### Stated task
Set down the listing below verbatim, but only from its first line through the line containing "import plotly.graph_objects as go".

A run of records
::::::

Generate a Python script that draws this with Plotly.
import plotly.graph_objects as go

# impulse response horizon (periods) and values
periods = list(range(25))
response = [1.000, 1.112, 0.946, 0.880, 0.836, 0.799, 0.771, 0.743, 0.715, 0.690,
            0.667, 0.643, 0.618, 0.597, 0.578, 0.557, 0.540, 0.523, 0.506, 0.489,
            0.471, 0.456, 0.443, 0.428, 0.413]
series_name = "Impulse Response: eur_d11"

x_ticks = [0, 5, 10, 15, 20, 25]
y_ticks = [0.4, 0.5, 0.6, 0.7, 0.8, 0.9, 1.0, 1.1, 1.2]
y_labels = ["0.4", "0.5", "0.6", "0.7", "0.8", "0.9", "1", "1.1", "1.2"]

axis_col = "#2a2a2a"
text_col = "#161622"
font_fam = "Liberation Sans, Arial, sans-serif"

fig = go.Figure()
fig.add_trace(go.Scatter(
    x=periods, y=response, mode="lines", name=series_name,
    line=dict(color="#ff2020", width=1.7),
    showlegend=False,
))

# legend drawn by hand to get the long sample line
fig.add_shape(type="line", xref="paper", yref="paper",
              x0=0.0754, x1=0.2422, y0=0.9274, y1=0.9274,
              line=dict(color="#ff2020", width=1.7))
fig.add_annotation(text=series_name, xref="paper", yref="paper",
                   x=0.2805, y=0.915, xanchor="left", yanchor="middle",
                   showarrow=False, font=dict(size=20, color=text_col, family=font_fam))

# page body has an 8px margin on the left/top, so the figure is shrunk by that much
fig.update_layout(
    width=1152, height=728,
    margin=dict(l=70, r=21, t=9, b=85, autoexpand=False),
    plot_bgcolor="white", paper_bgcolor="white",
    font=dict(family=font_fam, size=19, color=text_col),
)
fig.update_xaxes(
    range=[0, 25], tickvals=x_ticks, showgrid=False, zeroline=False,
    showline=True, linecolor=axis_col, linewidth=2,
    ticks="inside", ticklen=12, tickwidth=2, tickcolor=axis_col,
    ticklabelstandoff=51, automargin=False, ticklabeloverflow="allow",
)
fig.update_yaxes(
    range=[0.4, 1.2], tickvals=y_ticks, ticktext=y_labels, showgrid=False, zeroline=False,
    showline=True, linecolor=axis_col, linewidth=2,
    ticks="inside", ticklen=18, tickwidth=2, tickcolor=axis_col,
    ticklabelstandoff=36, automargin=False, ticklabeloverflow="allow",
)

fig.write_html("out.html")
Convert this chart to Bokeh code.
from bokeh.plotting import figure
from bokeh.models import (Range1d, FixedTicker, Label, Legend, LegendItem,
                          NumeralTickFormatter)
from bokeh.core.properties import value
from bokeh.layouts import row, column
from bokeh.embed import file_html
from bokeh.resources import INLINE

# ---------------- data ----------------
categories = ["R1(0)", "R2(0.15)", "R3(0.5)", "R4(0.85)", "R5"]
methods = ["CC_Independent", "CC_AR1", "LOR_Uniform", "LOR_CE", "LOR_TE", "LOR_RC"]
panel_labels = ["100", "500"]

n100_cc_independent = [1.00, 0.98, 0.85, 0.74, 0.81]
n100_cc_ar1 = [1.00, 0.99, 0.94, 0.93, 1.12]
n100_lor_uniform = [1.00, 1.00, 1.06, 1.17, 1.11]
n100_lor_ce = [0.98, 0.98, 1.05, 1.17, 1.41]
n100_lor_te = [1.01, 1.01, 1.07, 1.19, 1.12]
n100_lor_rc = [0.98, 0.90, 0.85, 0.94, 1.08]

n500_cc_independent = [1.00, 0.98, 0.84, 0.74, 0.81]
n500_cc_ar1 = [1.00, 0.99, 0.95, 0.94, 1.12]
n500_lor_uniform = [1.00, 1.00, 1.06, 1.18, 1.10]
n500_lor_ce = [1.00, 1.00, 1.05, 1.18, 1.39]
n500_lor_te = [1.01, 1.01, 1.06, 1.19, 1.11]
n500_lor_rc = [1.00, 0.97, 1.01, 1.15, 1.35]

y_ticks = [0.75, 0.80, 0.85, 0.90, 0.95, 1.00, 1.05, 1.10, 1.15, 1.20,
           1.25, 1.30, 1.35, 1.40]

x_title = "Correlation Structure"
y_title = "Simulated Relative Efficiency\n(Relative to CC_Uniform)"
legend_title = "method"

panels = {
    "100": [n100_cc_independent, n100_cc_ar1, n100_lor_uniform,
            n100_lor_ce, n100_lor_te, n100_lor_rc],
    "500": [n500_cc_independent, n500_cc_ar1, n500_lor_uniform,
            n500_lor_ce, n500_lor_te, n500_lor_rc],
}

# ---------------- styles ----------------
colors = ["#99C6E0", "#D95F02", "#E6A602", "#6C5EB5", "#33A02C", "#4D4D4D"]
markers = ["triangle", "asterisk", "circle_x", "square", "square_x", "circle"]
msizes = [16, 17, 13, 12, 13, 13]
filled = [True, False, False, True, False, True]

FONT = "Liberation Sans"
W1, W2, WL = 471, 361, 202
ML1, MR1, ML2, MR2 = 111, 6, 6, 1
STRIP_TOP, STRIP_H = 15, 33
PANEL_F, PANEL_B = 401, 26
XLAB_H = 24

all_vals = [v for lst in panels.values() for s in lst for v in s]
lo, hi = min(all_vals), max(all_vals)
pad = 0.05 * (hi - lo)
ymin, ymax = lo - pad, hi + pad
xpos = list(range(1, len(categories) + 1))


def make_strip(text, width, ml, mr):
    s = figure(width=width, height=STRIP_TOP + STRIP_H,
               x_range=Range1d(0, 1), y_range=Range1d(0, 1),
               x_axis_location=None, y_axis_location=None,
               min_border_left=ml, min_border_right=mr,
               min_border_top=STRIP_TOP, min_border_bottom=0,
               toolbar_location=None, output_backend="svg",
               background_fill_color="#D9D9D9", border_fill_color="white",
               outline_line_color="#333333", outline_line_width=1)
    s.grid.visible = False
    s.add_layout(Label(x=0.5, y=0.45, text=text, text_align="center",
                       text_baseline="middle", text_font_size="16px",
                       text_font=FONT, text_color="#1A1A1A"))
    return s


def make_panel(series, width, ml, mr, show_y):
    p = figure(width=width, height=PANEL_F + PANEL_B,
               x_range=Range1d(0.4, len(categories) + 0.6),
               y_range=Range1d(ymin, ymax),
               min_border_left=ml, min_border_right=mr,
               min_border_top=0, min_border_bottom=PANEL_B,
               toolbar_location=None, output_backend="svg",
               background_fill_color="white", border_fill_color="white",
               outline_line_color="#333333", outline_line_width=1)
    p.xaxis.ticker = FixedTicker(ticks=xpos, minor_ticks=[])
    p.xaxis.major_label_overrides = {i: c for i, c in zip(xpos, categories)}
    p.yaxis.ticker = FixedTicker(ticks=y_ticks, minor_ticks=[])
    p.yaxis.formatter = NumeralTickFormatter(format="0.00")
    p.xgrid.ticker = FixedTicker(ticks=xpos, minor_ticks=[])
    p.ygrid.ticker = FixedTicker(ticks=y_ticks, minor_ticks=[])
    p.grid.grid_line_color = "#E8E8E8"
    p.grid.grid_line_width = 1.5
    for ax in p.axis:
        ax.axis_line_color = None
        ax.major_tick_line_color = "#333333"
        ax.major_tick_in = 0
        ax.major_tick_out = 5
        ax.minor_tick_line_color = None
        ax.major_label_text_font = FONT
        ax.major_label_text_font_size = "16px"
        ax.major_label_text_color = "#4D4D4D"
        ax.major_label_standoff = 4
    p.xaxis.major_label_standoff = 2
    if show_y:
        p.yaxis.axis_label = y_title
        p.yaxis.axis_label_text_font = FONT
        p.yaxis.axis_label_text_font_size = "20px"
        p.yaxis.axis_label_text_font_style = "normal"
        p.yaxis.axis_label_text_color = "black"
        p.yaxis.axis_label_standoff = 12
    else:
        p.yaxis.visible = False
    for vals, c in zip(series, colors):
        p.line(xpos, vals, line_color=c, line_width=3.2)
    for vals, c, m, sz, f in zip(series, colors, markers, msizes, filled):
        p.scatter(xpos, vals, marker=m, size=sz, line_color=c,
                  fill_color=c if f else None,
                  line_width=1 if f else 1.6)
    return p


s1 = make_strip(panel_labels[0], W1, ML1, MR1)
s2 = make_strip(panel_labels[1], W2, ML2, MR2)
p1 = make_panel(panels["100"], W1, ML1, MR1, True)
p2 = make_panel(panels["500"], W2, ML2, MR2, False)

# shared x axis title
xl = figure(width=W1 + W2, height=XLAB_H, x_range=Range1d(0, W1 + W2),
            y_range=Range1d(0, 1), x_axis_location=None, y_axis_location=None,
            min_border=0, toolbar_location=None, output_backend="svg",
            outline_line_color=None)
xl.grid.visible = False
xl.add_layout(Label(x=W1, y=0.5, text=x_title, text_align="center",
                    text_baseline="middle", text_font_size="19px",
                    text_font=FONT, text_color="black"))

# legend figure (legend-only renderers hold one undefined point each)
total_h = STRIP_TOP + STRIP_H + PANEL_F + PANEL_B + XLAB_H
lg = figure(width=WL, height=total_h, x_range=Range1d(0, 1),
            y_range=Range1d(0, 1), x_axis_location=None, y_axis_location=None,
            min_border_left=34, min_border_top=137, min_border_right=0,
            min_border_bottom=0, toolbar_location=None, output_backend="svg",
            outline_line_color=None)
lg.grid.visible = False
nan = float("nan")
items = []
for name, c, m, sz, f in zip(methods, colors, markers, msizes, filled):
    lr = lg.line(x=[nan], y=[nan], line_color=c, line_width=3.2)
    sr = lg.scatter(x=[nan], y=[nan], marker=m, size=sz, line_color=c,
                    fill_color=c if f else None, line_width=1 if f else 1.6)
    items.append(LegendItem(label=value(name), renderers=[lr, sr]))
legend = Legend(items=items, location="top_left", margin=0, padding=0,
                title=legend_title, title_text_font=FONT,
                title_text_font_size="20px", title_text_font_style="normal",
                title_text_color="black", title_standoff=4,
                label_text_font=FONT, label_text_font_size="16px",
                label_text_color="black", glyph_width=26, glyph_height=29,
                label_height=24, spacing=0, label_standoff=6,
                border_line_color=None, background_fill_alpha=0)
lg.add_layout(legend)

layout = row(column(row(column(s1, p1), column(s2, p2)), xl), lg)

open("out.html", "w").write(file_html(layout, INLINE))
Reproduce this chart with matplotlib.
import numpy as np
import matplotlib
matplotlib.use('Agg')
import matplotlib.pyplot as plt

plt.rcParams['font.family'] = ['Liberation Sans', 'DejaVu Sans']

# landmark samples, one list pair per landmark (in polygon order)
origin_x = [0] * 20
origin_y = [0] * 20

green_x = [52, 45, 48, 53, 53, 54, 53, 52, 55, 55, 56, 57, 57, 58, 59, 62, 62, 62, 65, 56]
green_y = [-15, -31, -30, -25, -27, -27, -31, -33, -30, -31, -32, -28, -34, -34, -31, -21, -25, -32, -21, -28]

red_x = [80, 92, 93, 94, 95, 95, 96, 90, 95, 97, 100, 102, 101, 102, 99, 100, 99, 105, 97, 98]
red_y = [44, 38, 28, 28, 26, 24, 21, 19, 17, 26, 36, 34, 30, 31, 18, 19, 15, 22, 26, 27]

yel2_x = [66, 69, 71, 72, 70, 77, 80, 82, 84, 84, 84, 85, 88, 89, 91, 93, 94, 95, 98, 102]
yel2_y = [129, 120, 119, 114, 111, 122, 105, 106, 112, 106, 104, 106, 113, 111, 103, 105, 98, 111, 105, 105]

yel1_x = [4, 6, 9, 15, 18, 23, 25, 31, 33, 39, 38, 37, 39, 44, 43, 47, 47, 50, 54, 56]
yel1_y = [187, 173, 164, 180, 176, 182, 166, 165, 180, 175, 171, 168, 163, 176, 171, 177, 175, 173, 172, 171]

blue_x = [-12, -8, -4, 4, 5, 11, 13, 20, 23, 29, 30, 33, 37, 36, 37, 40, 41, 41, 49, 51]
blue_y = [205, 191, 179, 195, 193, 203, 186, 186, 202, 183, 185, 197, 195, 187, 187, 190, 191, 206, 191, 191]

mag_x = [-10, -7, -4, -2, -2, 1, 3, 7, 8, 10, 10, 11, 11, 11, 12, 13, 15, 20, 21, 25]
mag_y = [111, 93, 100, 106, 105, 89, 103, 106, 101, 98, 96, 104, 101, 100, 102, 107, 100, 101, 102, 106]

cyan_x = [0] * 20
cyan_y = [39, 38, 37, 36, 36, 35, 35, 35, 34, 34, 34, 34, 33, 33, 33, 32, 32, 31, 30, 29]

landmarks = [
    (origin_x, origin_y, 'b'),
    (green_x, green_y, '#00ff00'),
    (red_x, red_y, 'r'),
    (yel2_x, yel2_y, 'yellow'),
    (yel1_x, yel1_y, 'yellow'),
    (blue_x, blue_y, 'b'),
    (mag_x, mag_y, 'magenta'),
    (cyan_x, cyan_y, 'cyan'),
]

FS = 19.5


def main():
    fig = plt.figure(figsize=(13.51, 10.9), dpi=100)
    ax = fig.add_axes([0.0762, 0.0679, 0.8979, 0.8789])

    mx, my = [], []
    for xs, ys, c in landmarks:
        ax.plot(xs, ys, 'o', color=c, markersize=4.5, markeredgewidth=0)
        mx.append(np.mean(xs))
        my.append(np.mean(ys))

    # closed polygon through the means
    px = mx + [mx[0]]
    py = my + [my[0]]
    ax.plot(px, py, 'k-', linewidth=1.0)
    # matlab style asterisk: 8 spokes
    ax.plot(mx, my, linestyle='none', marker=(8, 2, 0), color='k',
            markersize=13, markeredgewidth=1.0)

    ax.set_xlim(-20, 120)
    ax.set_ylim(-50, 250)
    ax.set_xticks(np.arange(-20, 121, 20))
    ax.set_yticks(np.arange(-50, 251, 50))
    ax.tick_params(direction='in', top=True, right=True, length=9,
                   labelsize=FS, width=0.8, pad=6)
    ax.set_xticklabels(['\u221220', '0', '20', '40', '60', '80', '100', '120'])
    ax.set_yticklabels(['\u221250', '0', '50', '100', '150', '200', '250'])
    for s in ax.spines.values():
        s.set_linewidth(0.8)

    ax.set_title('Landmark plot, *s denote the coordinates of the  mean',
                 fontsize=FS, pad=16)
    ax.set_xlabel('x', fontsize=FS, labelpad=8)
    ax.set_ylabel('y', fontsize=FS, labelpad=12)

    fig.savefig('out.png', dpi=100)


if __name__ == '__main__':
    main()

::::::

### Expected output
Generate a Python script that draws this with Plotly.
import plotly.graph_objects as go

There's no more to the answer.